Stephen Carlson drew my attention to this interesting blogpost, “Can We Trust Medieaval Copies of Ancient Books?” by the classicist Peter Gainsford “Kiwi Hellenist.” First he makes five statements which I just list here:
1. Copying, by definition, is a faithful process.
2. Copying includes error-correction.
3. Modern editors have the explicit goals of gauging manuscripts’ reliability and amending errors, and they have a powerful arsenal of techniques for doing so.
4. Where there are doubts over a text, modern editions give full documentation of those doubts.
5. Where it is possible to check the accuracy of the manuscript tradition, its accuracy is high.
Then, in order to prove this last point, he works through three ancient texts from the satirist Lucian, the poet Meleager, and the geographer Strabo, respectively, where new evidence have come to light in the form of ancient papyri, so that he can compare an old edition (based on medieval manuscript) with the new evidence. After working through is examples, he concludes:
- Modern editors really know what they’re doing, and their expertise in sorting out the correct text deserves a huge amount of respect.

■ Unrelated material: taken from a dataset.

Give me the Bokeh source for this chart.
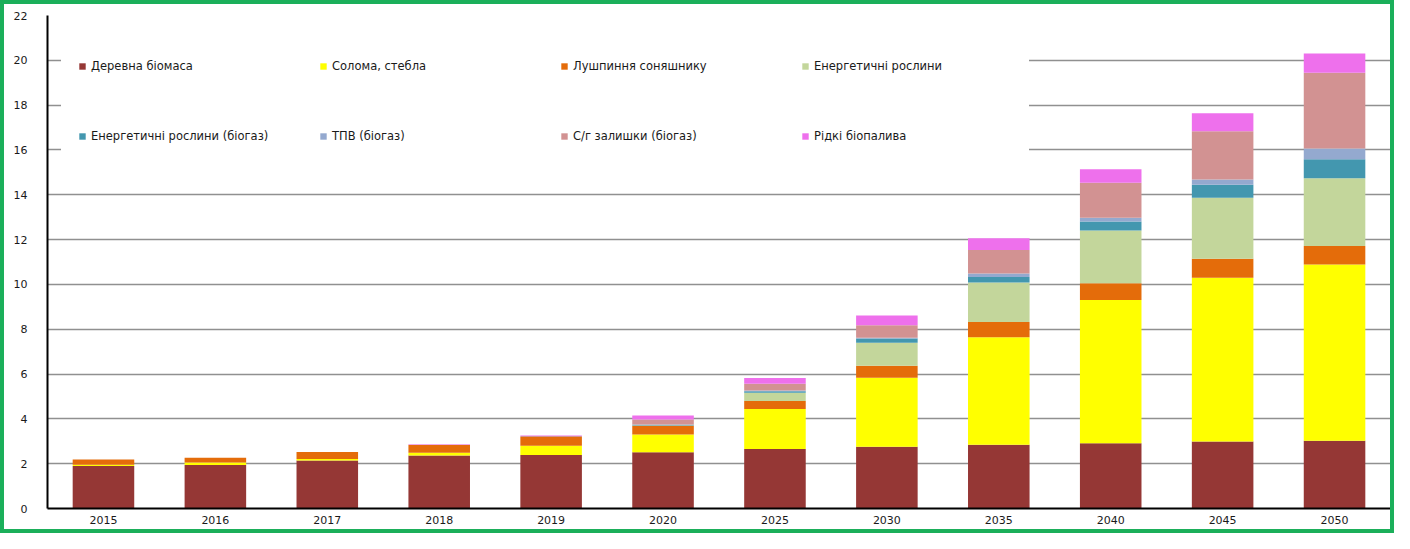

- Mediaeval copies are very accurate, with only minor discrepancies from their ancient counterparts.
Now, having said that, there are situations — or rather, literary genres — where we do expect much more discrepancies. Some ancient texts weren’t copied as such, but instead went through recensions and reworkings.

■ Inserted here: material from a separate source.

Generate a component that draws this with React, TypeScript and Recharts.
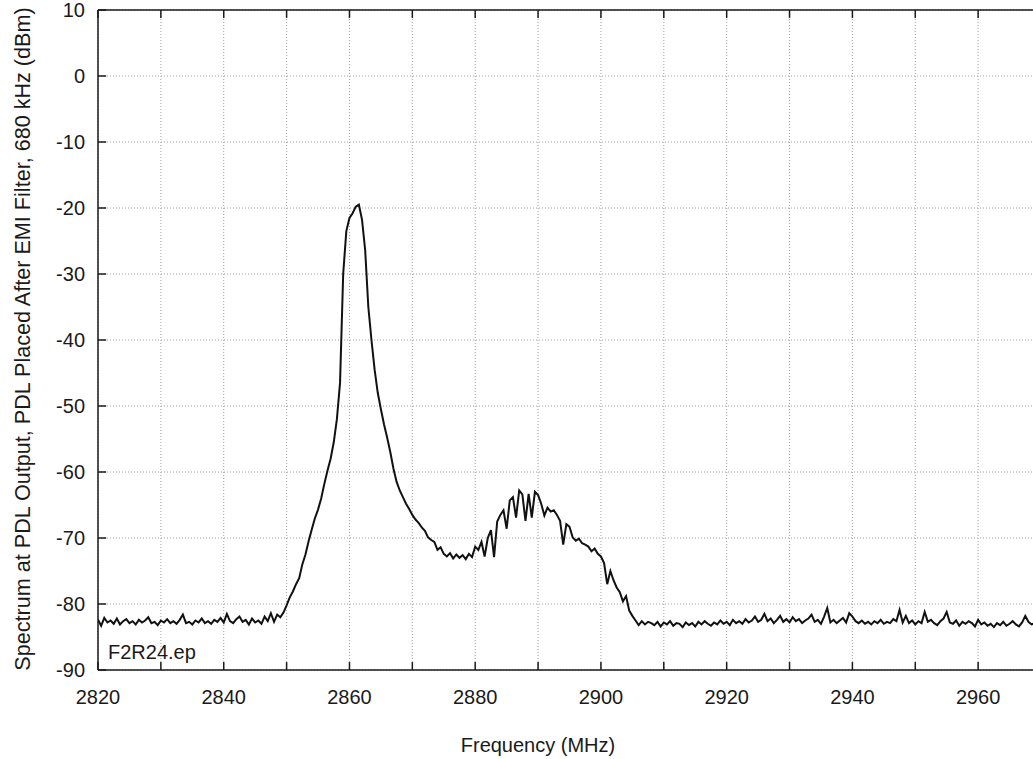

Note that Gainsford also added a postscript a day later with in which he expressed caution that his three examples were not representative of all ancient texts.
I do think his statements are applicable for the New Testament textual tradition and the first statement also made me associate to the basic assumption of the Coherence-Based Genealogical Method that “a scribe wants to copy a manuscript with fidelity; primarily the scribe does not want to create new readings.”